Mientras escribo todo esto, pienso que los lectores de esta revista suelen ser célibes y que posiblemente no les va a interesar para nada mi explicación. Y, sin embargo, en este tema tenemos en común bastante más de lo que puede parecer a primera vista. Porque yo vivo mi relación sexual con mi marido, pero que con los demás hombres del planeta es como si tuviera “voto de castidad”, y eso no me quita para que me relacione con ellos como mujer, con este cuerpo que Dios me ha dado, y pueda mirar a los ojos, abrazar, acoger y comunicar mi cercanía y mi cariño… Cuando alguna vez me ha saludado un sacerdote con la mirada baja, sin mirarme a la cara, dándome la mano sin fuerza, como sin querer rozarme, con su gesto me ha hecho sentirme “oscuro objeto del deseo”… Y también me suele disgustar, como mujer contenta de serlo, esas religiosas que quieren esconder su cuerpo femenino en ropas que les hacen especialmente antiestéticas y hombrunas y, quizás con el fin de no despertar deseo, lo que despiertan es rechazo o desagrado.

Por otro lado, hay demasiados célibes, aparentemente asexuados, los que se erigen en consejeros de la sexualidad de muchas personas y me asusta encontrar gente culpabilizada, que se cree alejada de Dios porque de alguna manera le están transmitiendo que el cuerpo y El son irreconciliables. Cuando lo que habría que recordar es que El mismo es el artífice de esta piel nuestra y que es el instrumento que nos ha dado para amar, lo mismo con el trabajo, la palabra, la mente, la sonrisa, la mirada, la caricia o el abrazo.

Porque experimentar a Dios como liberador, tendría que descargarnos de antiguos tabúes, de rechazos irracionales hacia el propio cuerpo y reconocer como viniendo de El la atracción que sentimos por el cuerpo del otro y la invitación a la contemplación y al gozo, a vivir en plenitud el aquí y el ahora de cada encuentro y de cada relación, sea laboral, espiritual o corporal.

Tengo que decir que me resulta terrible leer en las vidas de santos casados que “en cuanto se pusieron a ser santos” renunciaron a su vida sexual. Me parece sencillamente incomprensible que la sexualidad dentro del matrimonio pueda ser experimentada como un obstáculo para la apertura radical a Dios. Y algo de eso me parece que hay en gente cristiana que he ido encontrando en el camino de la vida, mujeres y hombres “resecos” que viven su relación sexual como el tributo que tienen que soportar, como “el débito conyugal”, como el ejercicio gimnástico inevitable, pero que no se entregan, no se implican, no aman, no gozan. Se diría que el ocuparse de cosas transcendentes es la causa de que se les escapan los pequeños detalles, las pequeñas manifestaciones de ternura de la vida. Aunque luego sean algunos de ellos los teóricos del amor, y tengan mucho éxito de público y prensa a través de sus conferencias o sus libros.

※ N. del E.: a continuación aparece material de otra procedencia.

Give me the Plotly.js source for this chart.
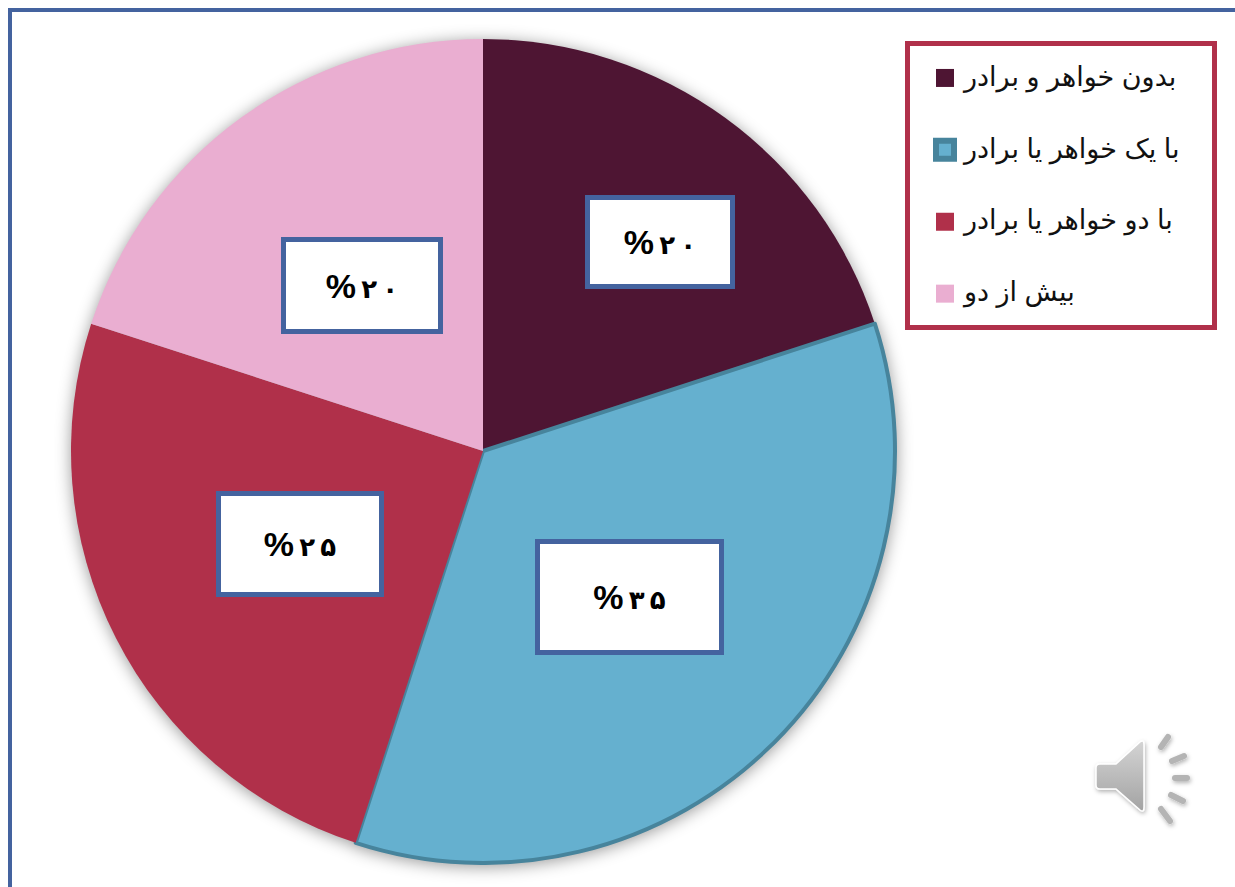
<!DOCTYPE html>
<html>
<head>
<meta charset="utf-8">
<script src="https://cdn.plot.ly/plotly-3.0.1.min.js"></script>
<style>
html,body{margin:0;padding:0;background:#fff;overflow:hidden}
#chart{width:1235px;height:887px}
.pielayer{filter:drop-shadow(0 2px 8px rgba(0,0,0,.4))}
</style>
</head>
<body>
<div id="chart"></div>
<script>
const categories = ["بدون خواهر و برادر", "با یک خواهر یا برادر", "با دو خواهر یا برادر", "بیش از دو"];
const values = [20, 35, 25, 20];
const sliceColors = ["#4E1533", "#65B0CF", "#B0304A", "#EAAED1"];
const sliceLineColors = ["#4E1533", "#47849C", "#B0304A", "#EAAED1"];
const sliceLineWidths = [0, 4, 0, 0];
const labelCenters = [[660, 242], [629, 597], [300, 544], [362, 285]];
const labelSizes = [[140, 84], [179, 106], [158, 96], [152, 87]];

const W = 1235, H = 887;
const px = v => v / W, py = v => 1 - v / H;
const fa = n => [...String(n)].map(d => "۰۱۲۳۴۵۶۷۸۹"[d]).join("\u2009");

const speaker = `<svg xmlns="http://www.w3.org/2000/svg" width="130" height="120" viewBox="0 0 130 120">
<defs><linearGradient id="g" x1="0" y1="0" x2="0" y2="1"><stop offset="0" stop-color="#d4d4d4"/><stop offset="1" stop-color="#a3a3a3"/></linearGradient>
<filter id="s" x="-20%" y="-20%" width="140%" height="140%"><feDropShadow dx="1" dy="2" stdDeviation="2" flood-color="#000" flood-opacity=".3"/></filter></defs>
<g filter="url(#s)" fill="url(#g)" stroke="#fff" stroke-width="1.5">
<path d="M20 44H36L60 22Q64 19 64 25V87Q64 93 60 90L36 69H20Q16 69 16 65V48Q16 44 20 44Z"/>
<g stroke-linecap="round" stroke="#b4b4b4" stroke-width="6" fill="none">
<path d="M81 27L88 17"/><path d="M92 41L104 36"/><path d="M95 58H107"/><path d="M91 75L103 81"/><path d="M81 89L90 101"/>
</g></g></svg>`;

const annotations = values.map((v, i) => ({
  text: `<span style="font-size:34px">%</span><span style="font-size:26px">\u2009${fa(v)}</span>`,
  xref: "paper", yref: "paper",
  x: px(labelCenters[i][0]), y: py(labelCenters[i][1]),
  xanchor: "center", yanchor: "middle",
  width: labelSizes[i][0], height: labelSizes[i][1],
  align: "center", valign: "middle",
  showarrow: false,
  bgcolor: "#ffffff", bordercolor: "#44639F", borderwidth: 5, borderpad: 0,
  font: {family: '"Liberation Sans","DejaVu Sans",sans-serif', size: 30, color: "#000", weight: 700}
}));

const trace = {
  type: "pie",
  labels: categories.map(c => `<span style="font-size:27px">${c}</span>`),
  values: values,
  sort: false,
  direction: "clockwise",
  rotation: 0,
  textinfo: "none",
  hoverinfo: "label+percent",
  marker: {colors: sliceColors, line: {color: sliceLineColors, width: sliceLineWidths}},
  domain: {x: [px(71), px(895)], y: [py(863), py(39)]}
};

const layout = {
  width: W, height: H,
  margin: {l: 0, r: 0, t: 0, b: 0},
  paper_bgcolor: "#fff",
  showlegend: true,
  legend: {
    x: px(905), y: py(32), xanchor: "left", yanchor: "top",
    bgcolor: "#ffffff", bordercolor: "#B0304A", borderwidth: 5,
    font: {family: '"Liberation Sans","DejaVu Sans",sans-serif', size: 53, color: "#111"}
  },
  shapes: [{type: "rect", xref: "paper", yref: "paper", x0: px(10), x1: px(1300), y0: py(10), y1: py(950),
            line: {color: "#44639F", width: 4}, fillcolor: "rgba(0,0,0,0)", layer: "below"}],
  images: [{source: "data:image/svg+xml;utf8," + encodeURIComponent(speaker),
            xref: "paper", yref: "paper", x: px(1080), y: py(720), sizex: 130 / W, sizey: 120 / H,
            xanchor: "left", yanchor: "top", sizing: "stretch", layer: "above"}],
  annotations: annotations
};

Plotly.newPlot("chart", [trace], layout, {displayModeBar: false}).then(() => {
  document.querySelectorAll(".legend .legendtext").forEach(t => t.setAttribute("transform", "translate(14,-13)"));
  document.querySelectorAll(".legend .legendpie").forEach(p => p.setAttribute("transform", "translate(15,0) " + p.getAttribute("transform") + " scale(1.5)"));
  const bg = document.querySelector(".legend .bg");
  const top = parseFloat(bg.getAttribute("y"));
  bg.setAttribute("y", top + 9);
  bg.setAttribute("height", 284);
  bg.setAttribute("width", 307);
  const box = document.querySelector(".legend .scrollbox");
  if (box) box.removeAttribute("clip-path");
});
</script>
</body>
</html>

Yo creo que cuando al caer de la vida se nos examine del Amor, se nos pedirá cuenta de la ternura que no hemos dado a nuestra pareja, de los besos que no hemos dado, de las posibilidades de comunicación de nuestra corporalidad a las que no hemos sacado partido en nuestra vida sexual. Y también, y esto nos implica a todos, casados o célibes, de los apretones de manos que hemos reprimido, de las veces alguien se ha ido de nuestro lado sin nuestro abrazo de amigo, por pudor o por considerarlo “impropio” o “innecesario”. Y nos recordarán los nombres de los enfermos, amigos, caídos, deprimidos, compañeros y marginados a los que hemos ayudado sin acariciar, a quienes hemos solucionado problemas sin darles nuestra cercanía, a quienes hemos dado cosas sin darnos a nosotros mismos, sin mirarles a los ojos, sin ser contemplativos hacia su persona, sino sólo hacia “su caso”.

No sé si esto sólo son un montón de ideas y vivencias desordenadas. Decididamente no soy escritora, pero ahí van retazos de una vida y que el lector ordene y entresaque lo que le convenga.

Yo estoy aprovechándolo ya para celebrar desde aquí mi ser mujer, el regalo que me ha hecho Dios de embarazarme tres veces y de convivir con el alma y el cuerpo de “mis cuatro hombres”, aunque muchas veces sienta soledad por las diferencias de comunicación entre ellos y yo. No sé si estará mal decirlo, pero siento yo que mis hijos se van a perder en la vida la “sensación de creación” de formar un hijo en sus adentros.